• _GOAL_
State how many lines of the listing below include the word "with". Give only the number.

Charts and diagrams as code:
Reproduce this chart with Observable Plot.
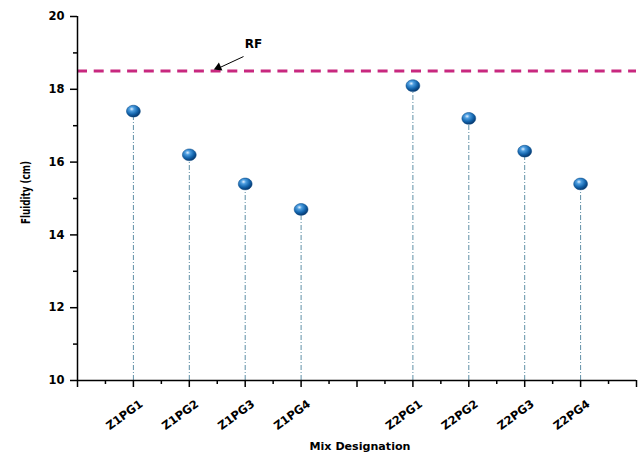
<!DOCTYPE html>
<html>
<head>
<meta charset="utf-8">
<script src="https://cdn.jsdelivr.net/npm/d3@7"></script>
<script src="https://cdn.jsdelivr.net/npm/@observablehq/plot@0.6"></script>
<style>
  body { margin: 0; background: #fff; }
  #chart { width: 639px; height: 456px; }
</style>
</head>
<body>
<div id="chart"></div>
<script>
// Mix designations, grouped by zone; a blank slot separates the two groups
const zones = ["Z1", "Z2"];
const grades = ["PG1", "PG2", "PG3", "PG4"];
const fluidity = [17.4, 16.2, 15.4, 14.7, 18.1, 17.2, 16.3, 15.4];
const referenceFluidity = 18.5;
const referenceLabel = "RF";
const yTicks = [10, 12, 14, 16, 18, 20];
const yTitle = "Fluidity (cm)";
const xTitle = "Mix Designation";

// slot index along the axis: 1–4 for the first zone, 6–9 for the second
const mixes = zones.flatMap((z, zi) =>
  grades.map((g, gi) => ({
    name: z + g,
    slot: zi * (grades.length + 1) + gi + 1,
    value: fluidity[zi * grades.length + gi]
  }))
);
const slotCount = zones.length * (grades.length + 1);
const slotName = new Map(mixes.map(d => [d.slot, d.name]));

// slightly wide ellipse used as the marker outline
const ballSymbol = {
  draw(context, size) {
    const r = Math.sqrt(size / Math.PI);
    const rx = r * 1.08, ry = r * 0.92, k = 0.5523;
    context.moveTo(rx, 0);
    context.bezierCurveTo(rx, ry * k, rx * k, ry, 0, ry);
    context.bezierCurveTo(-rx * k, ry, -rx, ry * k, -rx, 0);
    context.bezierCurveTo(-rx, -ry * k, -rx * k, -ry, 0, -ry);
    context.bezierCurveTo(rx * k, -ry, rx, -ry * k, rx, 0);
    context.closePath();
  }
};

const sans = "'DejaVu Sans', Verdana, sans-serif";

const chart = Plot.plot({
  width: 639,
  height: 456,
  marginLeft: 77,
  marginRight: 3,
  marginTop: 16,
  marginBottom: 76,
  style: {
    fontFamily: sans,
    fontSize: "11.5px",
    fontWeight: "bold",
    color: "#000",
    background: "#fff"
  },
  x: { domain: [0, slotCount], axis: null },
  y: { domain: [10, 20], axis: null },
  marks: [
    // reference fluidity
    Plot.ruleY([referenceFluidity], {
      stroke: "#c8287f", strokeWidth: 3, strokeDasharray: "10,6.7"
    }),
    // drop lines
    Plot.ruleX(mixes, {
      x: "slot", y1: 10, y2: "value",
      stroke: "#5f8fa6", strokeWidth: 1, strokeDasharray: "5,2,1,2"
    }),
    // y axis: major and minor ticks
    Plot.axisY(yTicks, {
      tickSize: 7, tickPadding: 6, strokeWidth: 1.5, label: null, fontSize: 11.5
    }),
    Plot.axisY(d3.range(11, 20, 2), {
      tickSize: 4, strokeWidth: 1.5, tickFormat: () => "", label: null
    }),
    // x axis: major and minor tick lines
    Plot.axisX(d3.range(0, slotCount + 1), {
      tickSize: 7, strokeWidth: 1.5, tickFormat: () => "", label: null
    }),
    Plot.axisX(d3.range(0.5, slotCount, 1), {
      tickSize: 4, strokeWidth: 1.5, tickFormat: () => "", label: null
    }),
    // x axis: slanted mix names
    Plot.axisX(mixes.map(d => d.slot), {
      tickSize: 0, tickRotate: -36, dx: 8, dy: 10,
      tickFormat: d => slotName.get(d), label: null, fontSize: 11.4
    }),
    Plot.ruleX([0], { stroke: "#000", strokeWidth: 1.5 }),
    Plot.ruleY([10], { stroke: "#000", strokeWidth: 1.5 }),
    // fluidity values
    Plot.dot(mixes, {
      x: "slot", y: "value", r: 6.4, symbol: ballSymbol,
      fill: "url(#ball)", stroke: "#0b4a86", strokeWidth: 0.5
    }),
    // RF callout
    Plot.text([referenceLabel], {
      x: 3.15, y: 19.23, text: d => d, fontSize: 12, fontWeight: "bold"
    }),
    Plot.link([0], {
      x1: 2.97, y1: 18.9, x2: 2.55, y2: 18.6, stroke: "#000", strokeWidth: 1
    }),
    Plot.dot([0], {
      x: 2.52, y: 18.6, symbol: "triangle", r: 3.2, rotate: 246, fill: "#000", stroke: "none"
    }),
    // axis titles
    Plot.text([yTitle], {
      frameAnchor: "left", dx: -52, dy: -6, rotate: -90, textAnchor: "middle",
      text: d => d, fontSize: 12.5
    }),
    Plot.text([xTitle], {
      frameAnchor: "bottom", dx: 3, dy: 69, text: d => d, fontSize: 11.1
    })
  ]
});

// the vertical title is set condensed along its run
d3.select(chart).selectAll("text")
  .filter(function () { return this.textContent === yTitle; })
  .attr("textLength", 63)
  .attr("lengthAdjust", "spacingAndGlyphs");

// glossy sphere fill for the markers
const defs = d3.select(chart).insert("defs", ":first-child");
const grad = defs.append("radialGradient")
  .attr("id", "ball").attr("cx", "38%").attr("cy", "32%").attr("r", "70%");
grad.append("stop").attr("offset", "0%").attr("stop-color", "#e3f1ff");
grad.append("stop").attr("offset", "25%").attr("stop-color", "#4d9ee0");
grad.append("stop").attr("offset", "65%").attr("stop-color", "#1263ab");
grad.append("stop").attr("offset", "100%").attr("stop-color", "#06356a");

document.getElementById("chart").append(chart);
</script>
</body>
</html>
--
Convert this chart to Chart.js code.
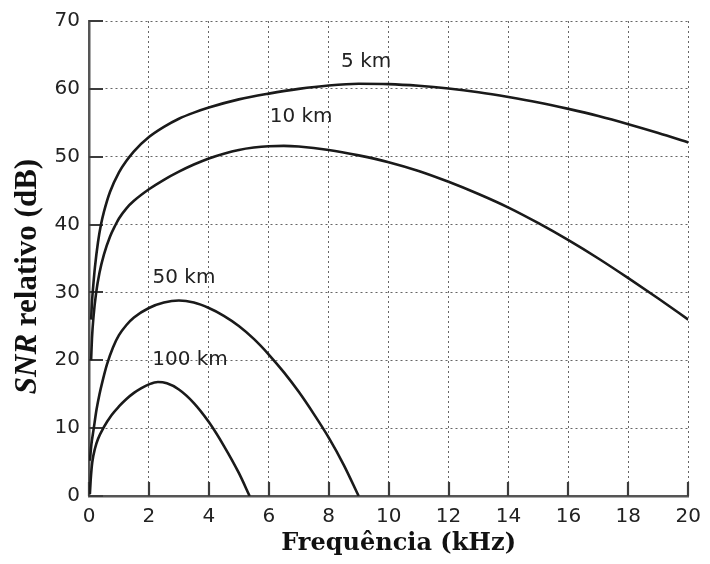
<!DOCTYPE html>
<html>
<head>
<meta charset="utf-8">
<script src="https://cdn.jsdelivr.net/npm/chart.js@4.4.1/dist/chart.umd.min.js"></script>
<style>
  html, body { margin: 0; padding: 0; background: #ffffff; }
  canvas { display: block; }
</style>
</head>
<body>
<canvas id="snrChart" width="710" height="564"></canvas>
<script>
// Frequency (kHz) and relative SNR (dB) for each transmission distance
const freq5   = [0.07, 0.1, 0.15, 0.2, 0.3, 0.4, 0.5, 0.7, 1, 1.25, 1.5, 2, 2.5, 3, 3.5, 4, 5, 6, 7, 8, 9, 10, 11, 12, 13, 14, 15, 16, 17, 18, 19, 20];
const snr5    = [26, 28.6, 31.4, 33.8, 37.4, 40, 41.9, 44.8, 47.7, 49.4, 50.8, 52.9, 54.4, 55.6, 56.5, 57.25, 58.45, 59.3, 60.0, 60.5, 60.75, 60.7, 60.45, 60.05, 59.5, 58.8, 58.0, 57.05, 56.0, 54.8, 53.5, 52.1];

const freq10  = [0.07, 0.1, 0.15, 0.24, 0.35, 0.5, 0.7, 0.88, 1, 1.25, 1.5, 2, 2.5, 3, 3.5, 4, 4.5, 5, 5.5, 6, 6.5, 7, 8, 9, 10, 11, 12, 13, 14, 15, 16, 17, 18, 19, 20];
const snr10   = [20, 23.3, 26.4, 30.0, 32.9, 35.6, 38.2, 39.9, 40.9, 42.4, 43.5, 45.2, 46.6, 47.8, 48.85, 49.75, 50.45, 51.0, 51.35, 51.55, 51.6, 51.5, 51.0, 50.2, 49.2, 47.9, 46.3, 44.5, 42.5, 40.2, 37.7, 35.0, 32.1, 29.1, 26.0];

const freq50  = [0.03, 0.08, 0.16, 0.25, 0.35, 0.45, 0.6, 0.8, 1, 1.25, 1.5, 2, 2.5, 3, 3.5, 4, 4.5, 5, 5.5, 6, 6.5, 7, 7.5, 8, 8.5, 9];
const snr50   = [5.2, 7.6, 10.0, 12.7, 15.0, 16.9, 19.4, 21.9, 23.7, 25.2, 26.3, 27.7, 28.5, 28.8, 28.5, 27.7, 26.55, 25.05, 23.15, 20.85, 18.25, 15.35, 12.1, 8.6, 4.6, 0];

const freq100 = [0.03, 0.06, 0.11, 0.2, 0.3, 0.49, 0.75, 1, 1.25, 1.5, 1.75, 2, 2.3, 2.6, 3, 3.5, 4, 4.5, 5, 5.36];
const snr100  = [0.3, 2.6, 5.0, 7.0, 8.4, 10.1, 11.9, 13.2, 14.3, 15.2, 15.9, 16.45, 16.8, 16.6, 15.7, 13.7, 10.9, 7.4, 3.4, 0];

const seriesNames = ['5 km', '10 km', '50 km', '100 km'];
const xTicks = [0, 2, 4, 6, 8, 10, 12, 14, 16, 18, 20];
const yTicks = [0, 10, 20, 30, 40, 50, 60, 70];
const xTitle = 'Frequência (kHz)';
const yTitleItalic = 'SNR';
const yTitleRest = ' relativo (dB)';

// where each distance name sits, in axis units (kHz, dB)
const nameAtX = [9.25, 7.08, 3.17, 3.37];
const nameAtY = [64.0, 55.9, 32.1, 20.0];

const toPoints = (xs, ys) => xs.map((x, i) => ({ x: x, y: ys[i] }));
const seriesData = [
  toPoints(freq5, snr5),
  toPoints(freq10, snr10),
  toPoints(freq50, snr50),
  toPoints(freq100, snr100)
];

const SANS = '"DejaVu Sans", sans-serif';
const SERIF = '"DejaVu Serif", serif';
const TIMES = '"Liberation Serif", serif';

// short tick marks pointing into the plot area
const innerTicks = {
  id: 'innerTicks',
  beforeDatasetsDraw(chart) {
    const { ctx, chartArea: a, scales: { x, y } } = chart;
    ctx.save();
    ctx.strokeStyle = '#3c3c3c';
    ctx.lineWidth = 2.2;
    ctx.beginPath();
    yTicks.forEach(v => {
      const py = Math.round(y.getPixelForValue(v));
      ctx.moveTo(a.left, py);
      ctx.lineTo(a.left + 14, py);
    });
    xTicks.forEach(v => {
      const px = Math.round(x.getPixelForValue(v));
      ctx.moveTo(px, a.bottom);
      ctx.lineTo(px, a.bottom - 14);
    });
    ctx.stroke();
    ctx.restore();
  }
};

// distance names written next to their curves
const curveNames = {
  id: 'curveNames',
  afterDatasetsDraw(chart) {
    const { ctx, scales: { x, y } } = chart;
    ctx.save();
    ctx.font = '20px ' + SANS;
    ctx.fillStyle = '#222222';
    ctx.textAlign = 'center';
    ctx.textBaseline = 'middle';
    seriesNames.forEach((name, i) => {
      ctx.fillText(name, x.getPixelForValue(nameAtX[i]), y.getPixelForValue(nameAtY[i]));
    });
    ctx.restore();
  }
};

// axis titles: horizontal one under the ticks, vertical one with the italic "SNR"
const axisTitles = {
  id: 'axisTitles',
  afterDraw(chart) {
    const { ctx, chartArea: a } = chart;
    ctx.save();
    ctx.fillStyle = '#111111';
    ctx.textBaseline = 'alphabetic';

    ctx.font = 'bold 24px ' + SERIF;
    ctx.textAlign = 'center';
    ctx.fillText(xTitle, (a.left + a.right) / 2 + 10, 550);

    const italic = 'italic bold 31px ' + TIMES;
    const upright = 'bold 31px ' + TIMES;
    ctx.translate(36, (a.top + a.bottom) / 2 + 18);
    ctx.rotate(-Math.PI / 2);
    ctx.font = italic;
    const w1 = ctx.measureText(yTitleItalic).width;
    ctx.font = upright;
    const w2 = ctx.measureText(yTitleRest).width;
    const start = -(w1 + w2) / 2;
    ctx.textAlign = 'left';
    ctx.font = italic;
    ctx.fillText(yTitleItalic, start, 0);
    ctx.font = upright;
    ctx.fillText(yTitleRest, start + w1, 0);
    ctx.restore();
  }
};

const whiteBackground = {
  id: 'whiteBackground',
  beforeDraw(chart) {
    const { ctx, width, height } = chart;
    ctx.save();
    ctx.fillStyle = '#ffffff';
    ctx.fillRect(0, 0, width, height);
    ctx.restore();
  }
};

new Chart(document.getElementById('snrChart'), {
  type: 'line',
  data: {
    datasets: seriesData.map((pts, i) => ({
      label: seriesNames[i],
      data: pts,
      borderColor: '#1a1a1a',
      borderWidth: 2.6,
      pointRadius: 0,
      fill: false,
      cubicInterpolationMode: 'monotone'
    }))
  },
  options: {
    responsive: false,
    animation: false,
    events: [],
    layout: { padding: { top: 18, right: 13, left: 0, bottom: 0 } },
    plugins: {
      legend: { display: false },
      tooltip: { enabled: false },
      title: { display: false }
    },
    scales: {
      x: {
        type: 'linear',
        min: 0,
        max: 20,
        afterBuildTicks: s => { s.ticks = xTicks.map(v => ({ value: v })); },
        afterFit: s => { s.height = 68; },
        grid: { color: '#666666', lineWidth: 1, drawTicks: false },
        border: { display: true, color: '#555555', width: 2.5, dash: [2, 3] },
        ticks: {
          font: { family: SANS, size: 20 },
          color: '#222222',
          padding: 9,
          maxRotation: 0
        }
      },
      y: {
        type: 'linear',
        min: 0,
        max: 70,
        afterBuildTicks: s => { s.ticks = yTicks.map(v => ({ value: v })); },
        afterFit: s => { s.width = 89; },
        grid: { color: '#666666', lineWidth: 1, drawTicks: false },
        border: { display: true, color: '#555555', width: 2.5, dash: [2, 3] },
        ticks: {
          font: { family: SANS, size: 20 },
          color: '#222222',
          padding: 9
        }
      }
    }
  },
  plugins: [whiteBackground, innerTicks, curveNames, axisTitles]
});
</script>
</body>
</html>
---
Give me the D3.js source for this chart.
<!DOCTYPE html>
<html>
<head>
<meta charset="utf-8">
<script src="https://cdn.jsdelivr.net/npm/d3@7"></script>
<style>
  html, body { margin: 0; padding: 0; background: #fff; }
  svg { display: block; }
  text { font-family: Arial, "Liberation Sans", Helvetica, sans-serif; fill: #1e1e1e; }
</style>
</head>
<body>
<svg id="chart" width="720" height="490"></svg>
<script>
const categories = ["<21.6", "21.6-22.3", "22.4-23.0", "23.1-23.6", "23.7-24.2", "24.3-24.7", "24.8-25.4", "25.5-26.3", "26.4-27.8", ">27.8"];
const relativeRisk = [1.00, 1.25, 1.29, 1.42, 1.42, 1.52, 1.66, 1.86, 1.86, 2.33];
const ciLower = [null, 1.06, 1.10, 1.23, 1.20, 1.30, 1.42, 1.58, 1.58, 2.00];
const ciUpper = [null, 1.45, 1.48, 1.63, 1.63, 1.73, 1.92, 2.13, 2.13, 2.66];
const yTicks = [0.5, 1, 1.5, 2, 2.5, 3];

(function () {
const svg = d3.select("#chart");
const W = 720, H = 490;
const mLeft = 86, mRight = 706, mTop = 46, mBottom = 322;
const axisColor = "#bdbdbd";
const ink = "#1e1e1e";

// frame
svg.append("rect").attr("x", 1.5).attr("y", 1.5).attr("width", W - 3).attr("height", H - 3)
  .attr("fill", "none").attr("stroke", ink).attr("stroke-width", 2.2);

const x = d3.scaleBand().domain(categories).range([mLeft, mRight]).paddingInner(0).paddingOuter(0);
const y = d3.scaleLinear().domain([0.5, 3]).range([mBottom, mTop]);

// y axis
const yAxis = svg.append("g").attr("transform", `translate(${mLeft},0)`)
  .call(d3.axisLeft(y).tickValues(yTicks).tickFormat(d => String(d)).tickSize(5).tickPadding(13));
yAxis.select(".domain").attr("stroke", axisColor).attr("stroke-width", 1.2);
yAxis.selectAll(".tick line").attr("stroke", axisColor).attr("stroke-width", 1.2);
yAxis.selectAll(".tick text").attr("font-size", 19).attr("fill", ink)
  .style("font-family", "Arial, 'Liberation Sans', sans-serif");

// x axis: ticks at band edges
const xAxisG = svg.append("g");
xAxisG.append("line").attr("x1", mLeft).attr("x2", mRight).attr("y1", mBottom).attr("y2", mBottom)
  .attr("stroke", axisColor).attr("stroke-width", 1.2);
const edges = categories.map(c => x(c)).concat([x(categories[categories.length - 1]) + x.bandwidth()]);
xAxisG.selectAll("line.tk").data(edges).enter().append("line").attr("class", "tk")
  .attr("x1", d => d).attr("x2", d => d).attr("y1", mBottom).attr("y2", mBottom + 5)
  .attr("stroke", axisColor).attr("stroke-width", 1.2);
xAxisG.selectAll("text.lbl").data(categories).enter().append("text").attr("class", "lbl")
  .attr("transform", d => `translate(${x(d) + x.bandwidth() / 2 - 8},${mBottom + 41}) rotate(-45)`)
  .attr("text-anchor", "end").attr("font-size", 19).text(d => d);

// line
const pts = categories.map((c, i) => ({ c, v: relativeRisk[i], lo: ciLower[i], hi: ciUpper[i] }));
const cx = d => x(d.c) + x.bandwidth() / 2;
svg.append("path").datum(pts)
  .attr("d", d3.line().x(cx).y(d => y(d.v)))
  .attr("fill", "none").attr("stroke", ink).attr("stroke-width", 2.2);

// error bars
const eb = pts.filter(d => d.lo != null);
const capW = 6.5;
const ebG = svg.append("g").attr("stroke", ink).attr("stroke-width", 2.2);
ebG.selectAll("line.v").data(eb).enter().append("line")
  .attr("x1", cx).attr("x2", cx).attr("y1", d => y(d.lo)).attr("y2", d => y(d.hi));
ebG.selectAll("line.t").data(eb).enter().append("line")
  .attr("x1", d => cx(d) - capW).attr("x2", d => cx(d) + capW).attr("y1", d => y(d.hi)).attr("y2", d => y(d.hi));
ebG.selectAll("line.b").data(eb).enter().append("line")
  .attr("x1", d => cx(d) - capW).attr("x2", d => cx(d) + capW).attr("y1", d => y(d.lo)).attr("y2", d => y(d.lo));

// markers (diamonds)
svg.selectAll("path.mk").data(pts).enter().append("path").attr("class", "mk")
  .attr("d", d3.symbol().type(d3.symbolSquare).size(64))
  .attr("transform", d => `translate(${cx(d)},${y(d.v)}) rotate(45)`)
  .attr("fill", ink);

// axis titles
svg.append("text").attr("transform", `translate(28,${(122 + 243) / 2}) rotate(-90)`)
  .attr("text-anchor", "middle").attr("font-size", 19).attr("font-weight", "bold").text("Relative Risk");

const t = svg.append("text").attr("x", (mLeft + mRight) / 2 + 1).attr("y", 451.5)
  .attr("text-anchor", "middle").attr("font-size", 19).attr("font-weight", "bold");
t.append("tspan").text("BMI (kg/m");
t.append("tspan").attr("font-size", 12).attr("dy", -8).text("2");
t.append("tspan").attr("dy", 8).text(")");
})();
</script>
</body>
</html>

• _REPLY TO THE EXERCISE_
2